Corrections officers have multidimensional roles in facility operations. Regardless of their assignment, be it to oversee general population inmates or to supervise inmates on death row, a correctional officer is required to perform tasks that simultaneously ensure peace and order in the facility, and provide dignified and safe living conditions.
Inmate Intake, Supervision and Release
Some of the basic duties of corrections officers concern the documentation of inmates, from the day they are escorted to the facility until the day of release or transfer to another court-mandated institution.
Inmate Intake- The booking of inmates begins with admission and reception procedures, which include checking personal records and creating a file that documents each inmate’s stay in the facility. Admission and reception involves checking inmates’ state of health, documenting and appropriately storing personal belongings, and classifying inmates according to their security risk.
Inmate Supervision- First among the many activities that fall under the category of supervision is conducting inmate counts, which occurs several times a day to ensure that all inmates are accounted for. It also involves monitoring activity within and outside of the cells, and disciplining inmates for violations of rules and regulations.
Supervision also involves checking whether or not inmates are performing their mandated tasks, such as kitchen and laundry duties, and alerting members of the correctional healthcare team if an inmate is in need of medical attention. Submitting incident reports, and filing periodic reports that will be used to evaluate inmate progress is also a primary component of a correctional officers supervisory role. Other responsibilities include: providing inmates impartial and sound advice on corrections procedures, reinforcing positive outcomes of good behavior and guiding inmates on proper conduct during drills and simulations pertaining to emergency situations.

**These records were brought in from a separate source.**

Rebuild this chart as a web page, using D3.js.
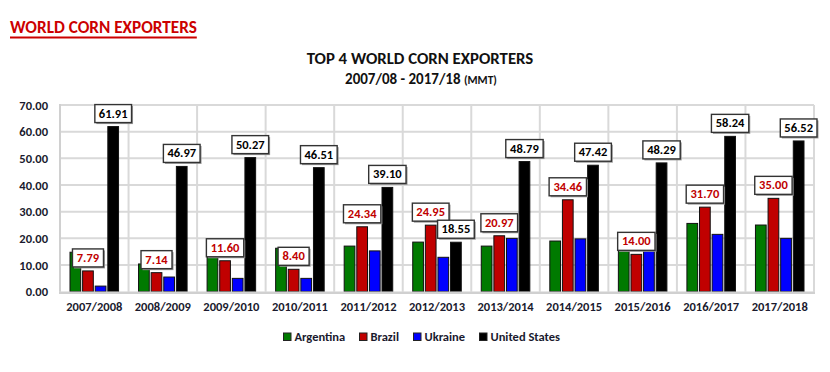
<!DOCTYPE html>
<html><head><meta charset="utf-8">
<script src="https://cdn.jsdelivr.net/npm/d3@7"></script>
<style>
body{margin:0;background:#fff;}
svg{display:block;font-family:Carlito,Calibri,Lato,sans-serif;}
</style></head>
<body>
<svg id="chart" width="830" height="372"></svg>
<script>
const categories = ["2007/2008","2008/2009","2009/2010","2010/2011","2011/2012","2012/2013","2013/2014","2014/2015","2015/2016","2016/2017","2017/2018"];
const seriesNames = ["Argentina","Brazil","Ukraine","United States"];
const seriesColors = ["#007A00","#C00000","#0000FF","#000000"];
const argentina = [14.8, 10.4, 16.5, 16.3, 17.1, 18.6, 17.1, 19.0, 21.7, 25.6, 25.0];
const brazil = [7.79, 7.14, 11.60, 8.40, 24.34, 24.95, 20.97, 34.46, 14.00, 31.70, 35.00];
const ukraine = [2.1, 5.5, 5.0, 5.0, 15.3, 12.9, 20.0, 19.8, 16.6, 21.5, 20.0];
const unitedStates = [61.91, 46.97, 50.27, 46.51, 39.10, 18.55, 48.79, 47.42, 48.29, 58.24, 56.52];
const yTicks = [0,10,20,30,40,50,60,70];
const headerTitle = "WORLD CORN EXPORTERS";
const chartTitle = "TOP 4 WORLD CORN EXPORTERS";
const chartSubtitle = "2007/08 - 2017/18";
const unitLabel = "(MMT)";

const seriesValues = [argentina, brazil, ukraine, unitedStates];
const labelled = {1:"#C00000", 3:"#000000"};

const svg = d3.select("#chart");
const plot = {left:60, right:814, top:105, bottom:291.7};

const x = d3.scaleBand().domain(categories).range([plot.left, plot.right]).paddingInner(0).paddingOuter(0);
const x1 = d3.scaleBand().domain(d3.range(4)).range([10, x.bandwidth()-10]).paddingInner(0.15).paddingOuter(0);
const y = d3.scaleLinear().domain([0,70]).range([plot.bottom, plot.top]);

// header
const h = svg.append("text").attr("x",10).attr("y",33).attr("fill","#CC0000")
  .attr("font-weight","bold").attr("font-size",17.2).text(headerTitle);
const hb = h.node().getBBox();
svg.append("line").attr("x1",hb.x).attr("x2",hb.x+hb.width).attr("y1",37.5).attr("y2",37.5)
  .attr("stroke","#CC0000").attr("stroke-width",1.8);

svg.append("text").attr("x",420).attr("y",64).attr("text-anchor","middle")
  .attr("font-weight","bold").attr("font-size",16.8).attr("fill","#111").text(chartTitle);
const st = svg.append("text").attr("x",421).attr("y",84).attr("text-anchor","middle")
  .attr("font-weight","bold").attr("font-size",15).attr("fill","#111");
st.append("tspan").text(chartSubtitle+" ");
st.append("tspan").attr("font-size",11.5).text(unitLabel);

// grid
const grid = svg.append("g");
yTicks.filter(d=>d>0).forEach(t=>{
  grid.append("line").attr("x1",plot.left).attr("x2",plot.right).attr("y1",y(t)).attr("y2",y(t))
    .attr("stroke","#d9d9d9").attr("stroke-width",2);
});
categories.forEach(c=>{
  grid.append("line").attr("x1",x(c)+x.bandwidth()).attr("x2",x(c)+x.bandwidth())
    .attr("y1",y(70)).attr("y2",y(0)).attr("stroke","#d9d9d9").attr("stroke-width",2);
});
grid.append("line").attr("x1",plot.left).attr("x2",plot.left).attr("y1",y(70)-1).attr("y2",y(0))
  .attr("stroke","#d0d0d0").attr("stroke-width",2);

// y axis labels
const yAxis = d3.axisLeft(y).tickValues(yTicks).tickFormat(d3.format(".2f")).tickSize(0).tickPadding(12);
const ya = svg.append("g").attr("transform",`translate(${plot.left},0)`).call(yAxis);
ya.select(".domain").remove();
ya.selectAll("text").attr("font-family","Carlito,Calibri,Lato,sans-serif").attr("font-size",12.5)
  .attr("font-weight","bold").attr("fill","#1a1a2e");

// x axis labels
const xAxis = d3.axisBottom(x).tickSize(0).tickPadding(10);
const xa = svg.append("g").attr("transform",`translate(0,${plot.bottom})`).call(xAxis);
xa.select(".domain").remove();
xa.selectAll("text").attr("font-family","Carlito,Calibri,Lato,sans-serif").attr("font-size",12.5)
  .attr("font-weight","bold").attr("fill","#1a1a2e");

// bars
const bars = svg.append("g");
categories.forEach((c,i)=>{
  seriesValues.forEach((vals,s)=>{
    bars.append("rect").attr("x",x(c)+x1(s)).attr("y",y(vals[i]))
      .attr("width",x1.bandwidth()).attr("height",y(0)-y(vals[i]))
      .attr("fill",seriesColors[s]).attr("stroke","#111").attr("stroke-width",1);
  });
});

// baseline
svg.append("line").attr("x1",plot.left-1).attr("x2",plot.right+1).attr("y1",plot.bottom+1).attr("y2",plot.bottom+1)
  .attr("stroke","#d0d0d0").attr("stroke-width",2.5);

// labels
const labs = svg.append("g");
categories.forEach((c,i)=>{
  [1,3].forEach(s=>{
    const v = seriesValues[s][i];
    const cx = x(c)+x1(s)+x1.bandwidth()/2;
    const by = y(v)-4;
    const g = labs.append("g");
    const t = g.append("text").attr("x",cx).attr("y",by-5).attr("text-anchor","middle")
      .attr("font-weight","bold").attr("font-size",12.5).attr("fill",labelled[s]).text(v.toFixed(2));
    const bb = t.node().getBBox();
    const w = bb.width+8, hgt = 18;
    g.insert("rect","text").attr("x",cx-w/2+1.5).attr("y",by-hgt+1.5).attr("width",w).attr("height",hgt)
      .attr("fill","#9a9a9a");
    g.insert("rect","text").attr("x",cx-w/2).attr("y",by-hgt).attr("width",w).attr("height",hgt)
      .attr("fill","#fff").attr("stroke","#333").attr("stroke-width",1.4);
  });
});

// legend
const legendX = [283.5, 359.5, 413.5, 479.5];
const lg = svg.append("g");
seriesNames.forEach((n,s)=>{
  lg.append("rect").attr("x",legendX[s]).attr("y",333).attr("width",7.5).attr("height",7.5)
    .attr("fill",seriesColors[s]).attr("stroke","#222").attr("stroke-width",1);
  lg.append("text").attr("x",legendX[s]+11).attr("y",341).attr("font-weight","bold")
    .attr("font-size",12.5).attr("fill","#1a1a2e").text(n);
});
</script>
</body></html>
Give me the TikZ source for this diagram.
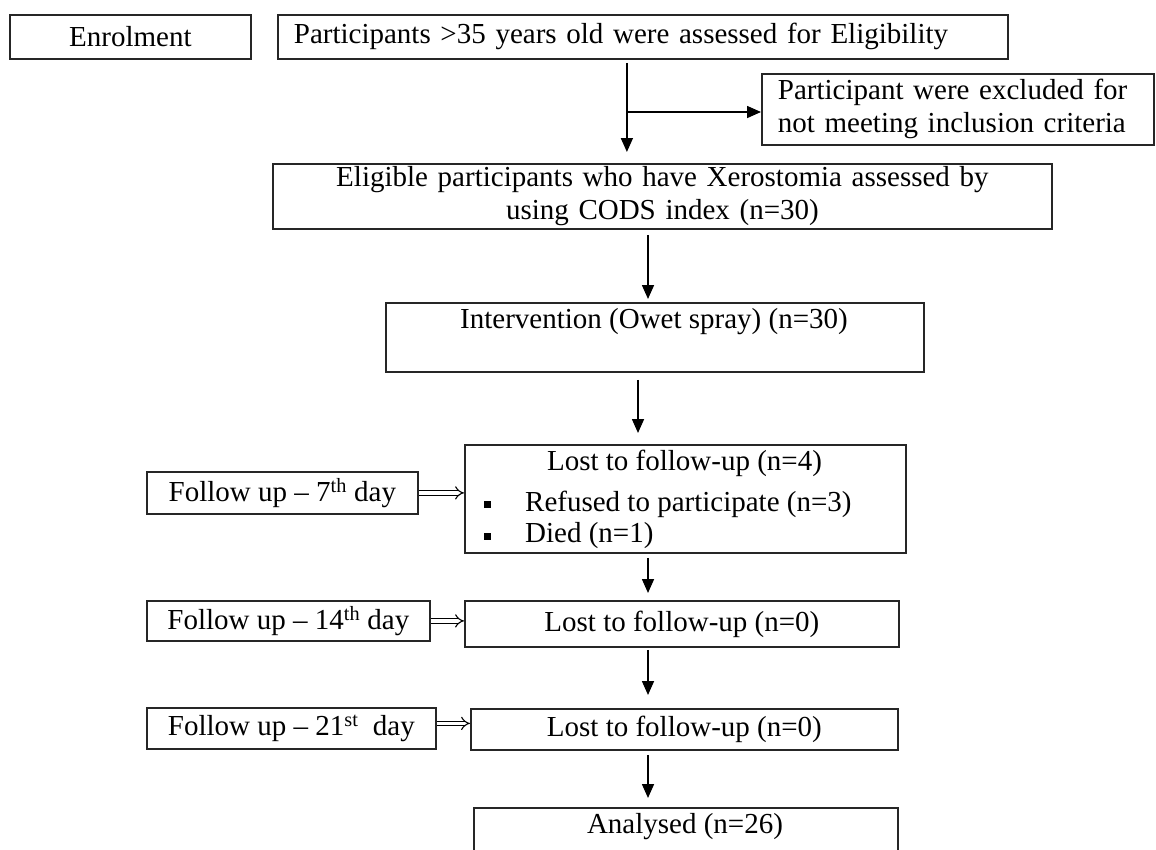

Inmate Release- When inmates have served their sentence, or if they are ordered by the courts to leave the facility permanently, corrections officers assigned to them are expected to review files, prepare release paperwork, and file necessary reports.
During the process of release, the departing inmate’s behavior and health conditions are documented, and all stored personal belongings are returned. The documentation of this process accompanies the inmate’s permanent correctional records, and the final evaluation may be included in the release orders.
Patrols, Inspections and Searches of the Person
Corrections officers observe a set of protocols and routinely perform tasks toward the maintenance of peace and order within the facility. Failure to do so could result in irreversible consequences that impact an entire community, and endanger innocent lives.
Patrols- The aim of patrols is to detect suspicious activity within the premises and in its immediate surroundings. The frequency of patrols are not disclosed to inmates, to prevent these from designing plans to escape or engage in violence. Minimum-security or low-risk facilities do not require corrections officers on patrol to be armed.
Inspections- The aim of inspections is to keep facility conditions secure, safe, peaceful, healthy, and orderly. In order to achieve this, corrections officers conduct routine checks on the inmates’ living quarter and activity areas, structures and equipment, visitor belongings and personal effects, and inbound and outbound deliveries.
Being typically designated to housing units, corrections officers are responsible for, among others, checking the facilities for broken locks and light bulbs, corroded bars and fixtures, unserviceable equipment and other facility installations. The scope of their responsibilities extend to inspecting mail matter, which could be a vehicle for illegal substances and dangerous material.
Searches of the Person- As with inspections, the aim of searches of person is to maintain secure and safe facility conditions. This is by conducting legally permissible checks, to see whether or not subject individuals are carrying items that may be detrimental to the security and safety of facility personnel, inmates, and other people. There are four types of searches of the person:
Especially in strip searches and body-cavity searches, the presence of multiple corrections officers and/or higher-authority endorsements is required. This is to ensure that the corrections officers do not abuse their authority, and that they are not liable for any offense that may be lodged against them.
REMEMBER- Searches of the person not only apply to inmates, but to personnel and visitors as well. The applicability is guaranteed under the Fourth Amendment, but the procedures need to be within the prescribed guidelines. Seizing contraband articles and hazardous material, and submitting individuals involved to legal procedures, may be necessary, although this has to be done within the prescribed guidelines as well.